Inspired by both nature and science fiction, the ERC-funded project Chobotix (Chemical Processing by Swarm Robotics) has brought the first prototypes of microscopic robots to life. This project, which works on the design and synthesis of chemical swarm robots, is the first to benefit from an ERC Starting Grant in Czech Republic. These micro-entities can also be defined as "artificial cells" or "artificial single-cellular organisms" (called "chobots"). These "chobots" are about tens of micrometers so they can get to the tiniest places. As synthetic single-celled organisms, they can move in their environment and selectively exchange molecules with their surrounding in response to local changes in temperature or concentration. They can also process the chemical composition of molecules and either accumulate or release a substance.
The main areas being explored in the course of this project are: the synthesis of suitable shells for chemically active swarm robots; the mechanisms of molecular transport into and out of such shells and means of its active control; and the collective behaviour of chemical swarm robots and their response to external stimuli.
In future, chemical robots could be used for different purposes, for instance to deliver substance in a more efficient way, to find the source of pollution or to identify chemicals or cancerous cells in the human body. Robots might even be able to deliver the exact amount of drug directly to the right place without harming any other cells, as is the case in the current cancer treatments. Chemical robots could also play a key role as they are potentially able to act in very remote or hardly accessible areas and could be used for "intelligent cleaning". Other potential areas of use are agro-chemistry, cosmetics and consumer chemistry in general.
Research is carried out in the Laboratory of Chemical Robotics at the Institute of Chemical Technology in Prague, Czech Republic. The leading figure of the international team of young researchers, František Štěpánek, says that after 3 years of existence, his project has fulfilled its goals and even went further: "We have created the first prototypes of our chemical robots.
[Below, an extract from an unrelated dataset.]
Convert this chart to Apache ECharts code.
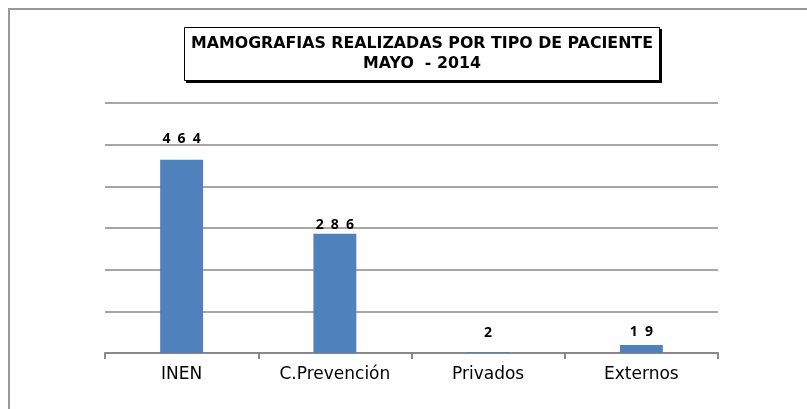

In cooperation with other research teams of biochemists, we have managed to create a structure that can deliver the substance on demand, where needed, and which is able to release its content repeatedly. We are now entering the phase of demonstrating 'swarming', i.e. collective behaviour of robots".
With a truly visionary angle, František Štěpánek's project covers many scientific fields, ranging from chemical engineering, material engineering, biophysics, microbiology to applied mathematics for computer simulation. His small laboratories in Prague will assuredly bring physicists more surprises.